Given information:
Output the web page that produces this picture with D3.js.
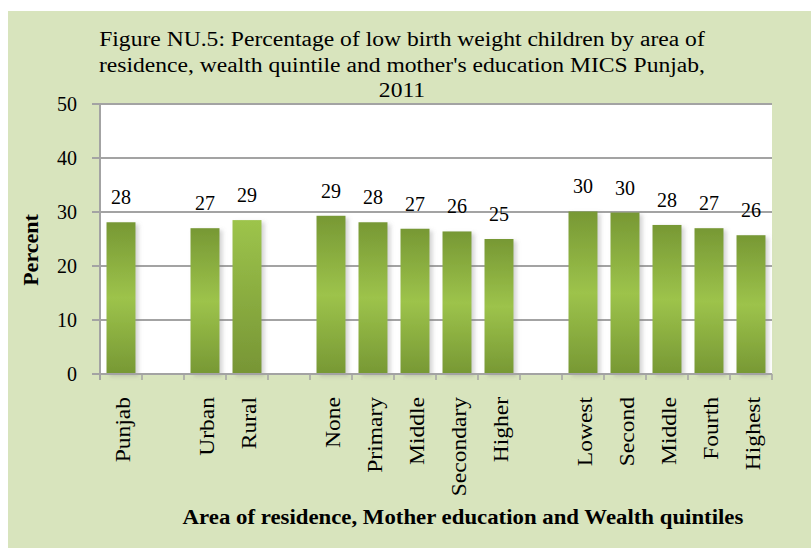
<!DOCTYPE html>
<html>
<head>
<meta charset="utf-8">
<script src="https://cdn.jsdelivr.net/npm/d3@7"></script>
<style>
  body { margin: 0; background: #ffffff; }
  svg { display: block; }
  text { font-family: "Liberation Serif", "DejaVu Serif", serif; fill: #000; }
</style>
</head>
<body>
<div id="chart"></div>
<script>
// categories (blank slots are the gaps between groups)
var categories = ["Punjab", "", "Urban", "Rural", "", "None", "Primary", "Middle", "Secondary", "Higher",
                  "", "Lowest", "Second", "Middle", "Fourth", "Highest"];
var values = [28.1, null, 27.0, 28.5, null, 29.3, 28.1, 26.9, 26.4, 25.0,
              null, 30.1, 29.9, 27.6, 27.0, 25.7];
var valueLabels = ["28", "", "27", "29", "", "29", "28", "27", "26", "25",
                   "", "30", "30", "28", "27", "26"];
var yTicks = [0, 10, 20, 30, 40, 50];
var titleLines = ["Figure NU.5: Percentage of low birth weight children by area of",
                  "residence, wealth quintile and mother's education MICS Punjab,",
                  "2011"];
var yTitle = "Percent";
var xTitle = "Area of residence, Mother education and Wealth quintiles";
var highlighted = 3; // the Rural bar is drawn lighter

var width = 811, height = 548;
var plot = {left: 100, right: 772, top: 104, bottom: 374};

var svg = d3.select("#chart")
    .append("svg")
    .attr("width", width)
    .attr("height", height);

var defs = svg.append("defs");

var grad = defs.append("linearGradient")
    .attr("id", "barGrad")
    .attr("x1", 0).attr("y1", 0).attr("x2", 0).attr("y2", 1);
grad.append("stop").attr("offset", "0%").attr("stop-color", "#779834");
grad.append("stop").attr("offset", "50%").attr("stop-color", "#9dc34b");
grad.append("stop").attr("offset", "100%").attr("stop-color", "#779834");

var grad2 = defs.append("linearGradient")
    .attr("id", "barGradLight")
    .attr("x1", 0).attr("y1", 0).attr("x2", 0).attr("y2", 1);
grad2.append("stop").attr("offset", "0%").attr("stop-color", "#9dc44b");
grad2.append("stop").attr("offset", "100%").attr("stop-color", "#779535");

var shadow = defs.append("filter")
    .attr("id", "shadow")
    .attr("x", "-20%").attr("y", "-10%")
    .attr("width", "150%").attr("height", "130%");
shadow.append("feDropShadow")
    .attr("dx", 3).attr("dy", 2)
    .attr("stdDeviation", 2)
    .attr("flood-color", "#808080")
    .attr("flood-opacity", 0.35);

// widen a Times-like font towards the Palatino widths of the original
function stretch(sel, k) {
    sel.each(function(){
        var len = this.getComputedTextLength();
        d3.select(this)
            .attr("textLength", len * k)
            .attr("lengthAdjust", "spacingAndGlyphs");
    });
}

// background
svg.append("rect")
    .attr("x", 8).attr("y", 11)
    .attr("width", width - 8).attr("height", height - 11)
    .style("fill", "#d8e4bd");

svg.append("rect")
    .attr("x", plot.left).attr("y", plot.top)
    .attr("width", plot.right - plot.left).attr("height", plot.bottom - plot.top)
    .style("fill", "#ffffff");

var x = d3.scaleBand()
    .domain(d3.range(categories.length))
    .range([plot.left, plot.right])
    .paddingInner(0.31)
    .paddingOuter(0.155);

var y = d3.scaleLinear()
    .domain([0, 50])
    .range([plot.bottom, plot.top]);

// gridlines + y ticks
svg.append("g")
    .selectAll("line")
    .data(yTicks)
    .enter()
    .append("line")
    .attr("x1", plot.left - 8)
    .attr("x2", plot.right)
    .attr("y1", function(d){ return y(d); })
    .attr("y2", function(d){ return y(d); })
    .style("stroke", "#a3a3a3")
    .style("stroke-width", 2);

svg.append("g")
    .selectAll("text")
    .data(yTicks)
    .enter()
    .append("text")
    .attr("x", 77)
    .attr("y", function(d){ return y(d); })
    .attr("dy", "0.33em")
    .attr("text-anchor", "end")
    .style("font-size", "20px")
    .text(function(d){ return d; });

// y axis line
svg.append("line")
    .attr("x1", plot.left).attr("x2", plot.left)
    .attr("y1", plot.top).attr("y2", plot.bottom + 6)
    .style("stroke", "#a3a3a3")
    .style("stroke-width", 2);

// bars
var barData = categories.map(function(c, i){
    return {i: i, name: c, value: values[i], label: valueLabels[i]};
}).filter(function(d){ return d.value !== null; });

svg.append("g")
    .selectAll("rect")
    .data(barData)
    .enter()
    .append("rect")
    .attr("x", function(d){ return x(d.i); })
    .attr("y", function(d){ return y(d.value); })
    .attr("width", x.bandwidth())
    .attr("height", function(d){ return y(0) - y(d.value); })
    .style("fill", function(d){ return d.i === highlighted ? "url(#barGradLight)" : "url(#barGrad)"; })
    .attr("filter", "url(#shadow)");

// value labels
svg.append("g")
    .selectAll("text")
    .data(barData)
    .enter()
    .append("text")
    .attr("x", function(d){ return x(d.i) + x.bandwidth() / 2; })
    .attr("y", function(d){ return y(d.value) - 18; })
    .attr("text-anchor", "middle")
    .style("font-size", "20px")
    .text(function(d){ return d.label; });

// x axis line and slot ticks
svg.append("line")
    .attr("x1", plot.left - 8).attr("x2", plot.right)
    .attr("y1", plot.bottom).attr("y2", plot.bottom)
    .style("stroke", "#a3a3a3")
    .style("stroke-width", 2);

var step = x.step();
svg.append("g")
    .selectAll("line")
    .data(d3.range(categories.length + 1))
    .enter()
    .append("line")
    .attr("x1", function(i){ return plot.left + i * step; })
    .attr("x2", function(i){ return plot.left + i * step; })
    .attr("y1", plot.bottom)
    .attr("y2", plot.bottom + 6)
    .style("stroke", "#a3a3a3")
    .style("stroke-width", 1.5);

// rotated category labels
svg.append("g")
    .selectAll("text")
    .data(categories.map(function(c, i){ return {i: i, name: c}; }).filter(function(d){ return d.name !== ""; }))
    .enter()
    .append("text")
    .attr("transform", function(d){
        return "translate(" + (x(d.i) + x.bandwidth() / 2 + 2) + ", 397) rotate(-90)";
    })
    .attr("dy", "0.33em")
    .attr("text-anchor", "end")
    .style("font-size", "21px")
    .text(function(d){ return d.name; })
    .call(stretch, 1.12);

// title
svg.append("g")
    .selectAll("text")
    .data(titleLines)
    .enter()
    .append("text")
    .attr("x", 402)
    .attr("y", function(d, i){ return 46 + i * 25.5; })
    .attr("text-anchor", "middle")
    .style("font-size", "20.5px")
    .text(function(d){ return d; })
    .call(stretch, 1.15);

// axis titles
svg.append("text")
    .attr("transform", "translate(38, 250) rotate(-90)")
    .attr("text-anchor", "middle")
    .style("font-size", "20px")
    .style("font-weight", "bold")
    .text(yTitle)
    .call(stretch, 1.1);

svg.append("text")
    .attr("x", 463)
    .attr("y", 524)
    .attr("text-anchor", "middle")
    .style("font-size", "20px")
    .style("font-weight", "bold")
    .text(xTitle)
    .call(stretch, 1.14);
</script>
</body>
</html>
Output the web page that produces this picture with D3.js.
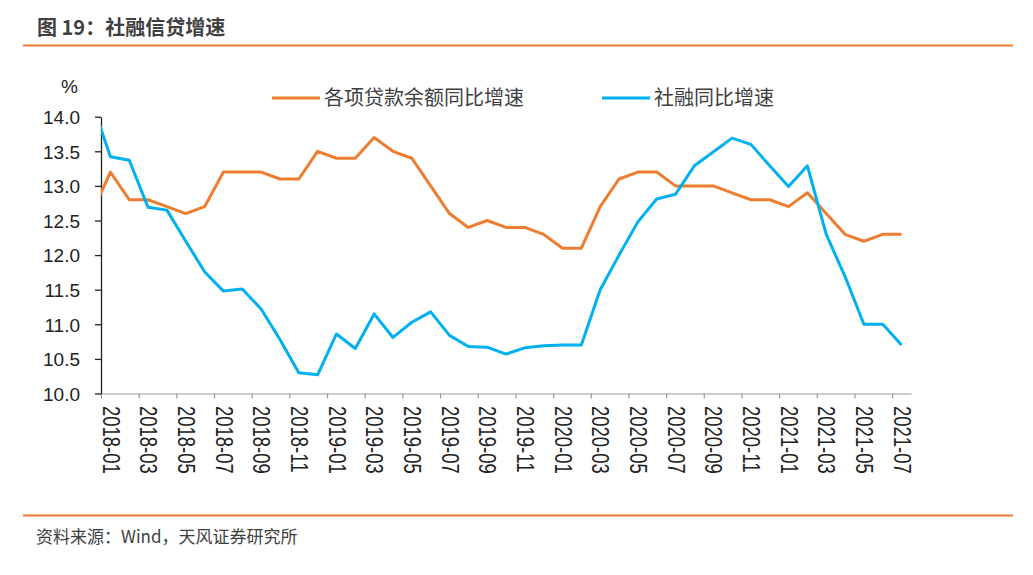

Stated goal: Write out all the entries again, word for word, and print no images.

Final result:
Output the web page that produces this picture with D3.js.
<!DOCTYPE html>
<html>
<head>
<meta charset="utf-8">
<script src="https://cdn.jsdelivr.net/npm/d3@7"></script>
<style>
  body { margin: 0; background: #ffffff; }
  svg { display: block; }
  text { font-family: "Liberation Serif", "DejaVu Serif", serif; fill: #000; }
</style>
</head>
<body>
<div id="chart"></div>
<script>
// categories (blank slots are the gaps between groups)
var categories = ["Punjab", "", "Urban", "Rural", "", "None", "Primary", "Middle", "Secondary", "Higher",
                  "", "Lowest", "Second", "Middle", "Fourth", "Highest"];
var values = [28.1, null, 27.0, 28.5, null, 29.3, 28.1, 26.9, 26.4, 25.0,
              null, 30.1, 29.9, 27.6, 27.0, 25.7];
var valueLabels = ["28", "", "27", "29", "", "29", "28", "27", "26", "25",
                   "", "30", "30", "28", "27", "26"];
var yTicks = [0, 10, 20, 30, 40, 50];
var titleLines = ["Figure NU.5: Percentage of low birth weight children by area of",
                  "residence, wealth quintile and mother's education MICS Punjab,",
                  "2011"];
var yTitle = "Percent";
var xTitle = "Area of residence, Mother education and Wealth quintiles";
var highlighted = 3; // the Rural bar is drawn lighter

var width = 811, height = 548;
var plot = {left: 100, right: 772, top: 104, bottom: 374};

var svg = d3.select("#chart")
    .append("svg")
    .attr("width", width)
    .attr("height", height);

var defs = svg.append("defs");

var grad = defs.append("linearGradient")
    .attr("id", "barGrad")
    .attr("x1", 0).attr("y1", 0).attr("x2", 0).attr("y2", 1);
grad.append("stop").attr("offset", "0%").attr("stop-color", "#779834");
grad.append("stop").attr("offset", "50%").attr("stop-color", "#9dc34b");
grad.append("stop").attr("offset", "100%").attr("stop-color", "#779834");

var grad2 = defs.append("linearGradient")
    .attr("id", "barGradLight")
    .attr("x1", 0).attr("y1", 0).attr("x2", 0).attr("y2", 1);
grad2.append("stop").attr("offset", "0%").attr("stop-color", "#9dc44b");
grad2.append("stop").attr("offset", "100%").attr("stop-color", "#779535");

var shadow = defs.append("filter")
    .attr("id", "shadow")
    .attr("x", "-20%").attr("y", "-10%")
    .attr("width", "150%").attr("height", "130%");
shadow.append("feDropShadow")
    .attr("dx", 3).attr("dy", 2)
    .attr("stdDeviation", 2)
    .attr("flood-color", "#808080")
    .attr("flood-opacity", 0.35);

// widen a Times-like font towards the Palatino widths of the original
function stretch(sel, k) {
    sel.each(function(){
        var len = this.getComputedTextLength();
        d3.select(this)
            .attr("textLength", len * k)
            .attr("lengthAdjust", "spacingAndGlyphs");
    });
}

// background
svg.append("rect")
    .attr("x", 8).attr("y", 11)
    .attr("width", width - 8).attr("height", height - 11)
    .style("fill", "#d8e4bd");

svg.append("rect")
    .attr("x", plot.left).attr("y", plot.top)
    .attr("width", plot.right - plot.left).attr("height", plot.bottom - plot.top)
    .style("fill", "#ffffff");

var x = d3.scaleBand()
    .domain(d3.range(categories.length))
    .range([plot.left, plot.right])
    .paddingInner(0.31)
    .paddingOuter(0.155);

var y = d3.scaleLinear()
    .domain([0, 50])
    .range([plot.bottom, plot.top]);

// gridlines + y ticks
svg.append("g")
    .selectAll("line")
    .data(yTicks)
    .enter()
    .append("line")
    .attr("x1", plot.left - 8)
    .attr("x2", plot.right)
    .attr("y1", function(d){ return y(d); })
    .attr("y2", function(d){ return y(d); })
    .style("stroke", "#a3a3a3")
    .style("stroke-width", 2);

svg.append("g")
    .selectAll("text")
    .data(yTicks)
    .enter()
    .append("text")
    .attr("x", 77)
    .attr("y", function(d){ return y(d); })
    .attr("dy", "0.33em")
    .attr("text-anchor", "end")
    .style("font-size", "20px")
    .text(function(d){ return d; });

// y axis line
svg.append("line")
    .attr("x1", plot.left).attr("x2", plot.left)
    .attr("y1", plot.top).attr("y2", plot.bottom + 6)
    .style("stroke", "#a3a3a3")
    .style("stroke-width", 2);

// bars
var barData = categories.map(function(c, i){
    return {i: i, name: c, value: values[i], label: valueLabels[i]};
}).filter(function(d){ return d.value !== null; });

svg.append("g")
    .selectAll("rect")
    .data(barData)
    .enter()
    .append("rect")
    .attr("x", function(d){ return x(d.i); })
    .attr("y", function(d){ return y(d.value); })
    .attr("width", x.bandwidth())
    .attr("height", function(d){ return y(0) - y(d.value); })
    .style("fill", function(d){ return d.i === highlighted ? "url(#barGradLight)" : "url(#barGrad)"; })
    .attr("filter", "url(#shadow)");

// value labels
svg.append("g")
    .selectAll("text")
    .data(barData)
    .enter()
    .append("text")
    .attr("x", function(d){ return x(d.i) + x.bandwidth() / 2; })
    .attr("y", function(d){ return y(d.value) - 18; })
    .attr("text-anchor", "middle")
    .style("font-size", "20px")
    .text(function(d){ return d.label; });

// x axis line and slot ticks
svg.append("line")
    .attr("x1", plot.left - 8).attr("x2", plot.right)
    .attr("y1", plot.bottom).attr("y2", plot.bottom)
    .style("stroke", "#a3a3a3")
    .style("stroke-width", 2);

var step = x.step();
svg.append("g")
    .selectAll("line")
    .data(d3.range(categories.length + 1))
    .enter()
    .append("line")
    .attr("x1", function(i){ return plot.left + i * step; })
    .attr("x2", function(i){ return plot.left + i * step; })
    .attr("y1", plot.bottom)
    .attr("y2", plot.bottom + 6)
    .style("stroke", "#a3a3a3")
    .style("stroke-width", 1.5);

// rotated category labels
svg.append("g")
    .selectAll("text")
    .data(categories.map(function(c, i){ return {i: i, name: c}; }).filter(function(d){ return d.name !== ""; }))
    .enter()
    .append("text")
    .attr("transform", function(d){
        return "translate(" + (x(d.i) + x.bandwidth() / 2 + 2) + ", 397) rotate(-90)";
    })
    .attr("dy", "0.33em")
    .attr("text-anchor", "end")
    .style("font-size", "21px")
    .text(function(d){ return d.name; })
    .call(stretch, 1.12);

// title
svg.append("g")
    .selectAll("text")
    .data(titleLines)
    .enter()
    .append("text")
    .attr("x", 402)
    .attr("y", function(d, i){ return 46 + i * 25.5; })
    .attr("text-anchor", "middle")
    .style("font-size", "20.5px")
    .text(function(d){ return d; })
    .call(stretch, 1.15);

// axis titles
svg.append("text")
    .attr("transform", "translate(38, 250) rotate(-90)")
    .attr("text-anchor", "middle")
    .style("font-size", "20px")
    .style("font-weight", "bold")
    .text(yTitle)
    .call(stretch, 1.1);

svg.append("text")
    .attr("x", 463)
    .attr("y", 524)
    .attr("text-anchor", "middle")
    .style("font-size", "20px")
    .style("font-weight", "bold")
    .text(xTitle)
    .call(stretch, 1.14);
</script>
</body>
</html>
Output the web page that produces this picture with D3.js.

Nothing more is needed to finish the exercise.